(PROBLEM DESCRIPTION)
In how many lines of the data does the word "React" appear? Give the number by itself.

....................

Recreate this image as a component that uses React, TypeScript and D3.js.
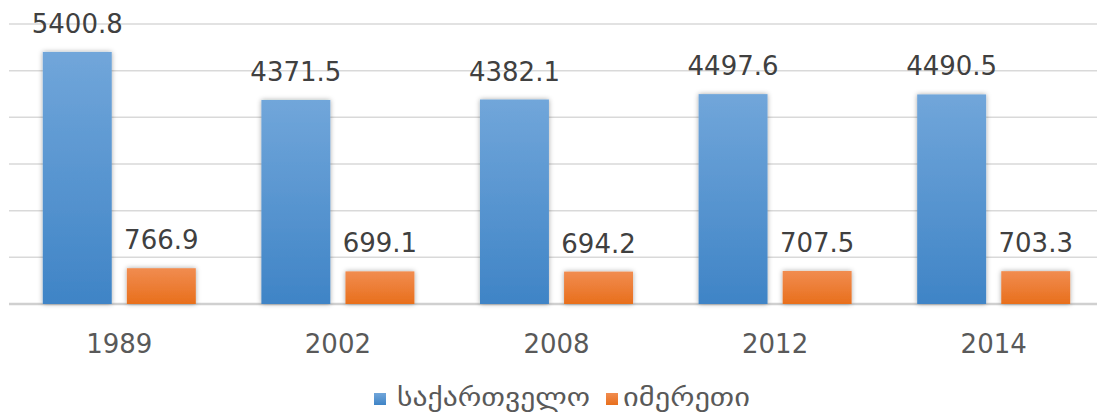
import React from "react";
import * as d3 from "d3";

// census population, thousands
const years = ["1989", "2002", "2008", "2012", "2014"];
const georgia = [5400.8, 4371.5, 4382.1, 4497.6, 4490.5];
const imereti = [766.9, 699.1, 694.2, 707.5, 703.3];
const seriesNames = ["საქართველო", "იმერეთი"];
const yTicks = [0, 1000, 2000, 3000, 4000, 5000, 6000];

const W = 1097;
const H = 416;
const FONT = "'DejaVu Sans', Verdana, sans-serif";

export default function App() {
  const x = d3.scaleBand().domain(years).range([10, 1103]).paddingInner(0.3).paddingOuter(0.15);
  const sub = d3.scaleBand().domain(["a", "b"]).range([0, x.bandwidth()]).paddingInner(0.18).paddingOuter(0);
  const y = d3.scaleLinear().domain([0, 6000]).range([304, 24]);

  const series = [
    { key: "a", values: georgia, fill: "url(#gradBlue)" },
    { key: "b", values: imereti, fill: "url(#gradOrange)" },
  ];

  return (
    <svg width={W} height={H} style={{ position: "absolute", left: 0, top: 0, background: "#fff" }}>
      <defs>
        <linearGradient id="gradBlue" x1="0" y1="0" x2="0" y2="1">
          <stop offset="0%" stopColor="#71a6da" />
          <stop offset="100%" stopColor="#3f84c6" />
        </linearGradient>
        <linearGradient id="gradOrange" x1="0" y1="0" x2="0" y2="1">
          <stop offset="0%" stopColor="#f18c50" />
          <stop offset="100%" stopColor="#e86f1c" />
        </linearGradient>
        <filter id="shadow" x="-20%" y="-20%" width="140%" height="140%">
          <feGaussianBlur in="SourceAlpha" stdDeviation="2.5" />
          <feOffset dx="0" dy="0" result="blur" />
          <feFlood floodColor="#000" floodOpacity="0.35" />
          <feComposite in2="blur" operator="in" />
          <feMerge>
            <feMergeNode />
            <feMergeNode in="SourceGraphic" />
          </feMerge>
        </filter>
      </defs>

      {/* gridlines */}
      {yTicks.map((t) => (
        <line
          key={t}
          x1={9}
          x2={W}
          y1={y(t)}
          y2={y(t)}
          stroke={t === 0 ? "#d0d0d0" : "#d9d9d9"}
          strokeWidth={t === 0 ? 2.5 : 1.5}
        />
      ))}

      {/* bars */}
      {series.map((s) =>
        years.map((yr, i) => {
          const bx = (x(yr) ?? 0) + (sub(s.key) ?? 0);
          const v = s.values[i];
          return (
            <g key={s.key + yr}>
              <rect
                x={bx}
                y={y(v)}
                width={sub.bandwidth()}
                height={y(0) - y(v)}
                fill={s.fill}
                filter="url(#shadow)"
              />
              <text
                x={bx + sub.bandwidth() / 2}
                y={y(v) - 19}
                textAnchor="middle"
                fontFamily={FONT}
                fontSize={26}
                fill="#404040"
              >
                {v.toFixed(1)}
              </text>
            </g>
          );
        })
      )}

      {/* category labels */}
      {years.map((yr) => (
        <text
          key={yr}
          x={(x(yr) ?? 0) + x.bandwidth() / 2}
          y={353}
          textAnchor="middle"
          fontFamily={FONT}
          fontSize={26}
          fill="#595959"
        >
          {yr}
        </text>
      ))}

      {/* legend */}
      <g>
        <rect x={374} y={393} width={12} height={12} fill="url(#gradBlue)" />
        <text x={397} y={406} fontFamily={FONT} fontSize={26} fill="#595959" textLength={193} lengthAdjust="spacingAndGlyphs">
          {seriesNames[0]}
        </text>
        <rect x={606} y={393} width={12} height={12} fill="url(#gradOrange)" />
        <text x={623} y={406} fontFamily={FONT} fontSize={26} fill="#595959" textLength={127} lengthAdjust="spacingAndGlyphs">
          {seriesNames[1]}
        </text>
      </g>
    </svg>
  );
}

....................

(PROBLEM SOLUTION)
2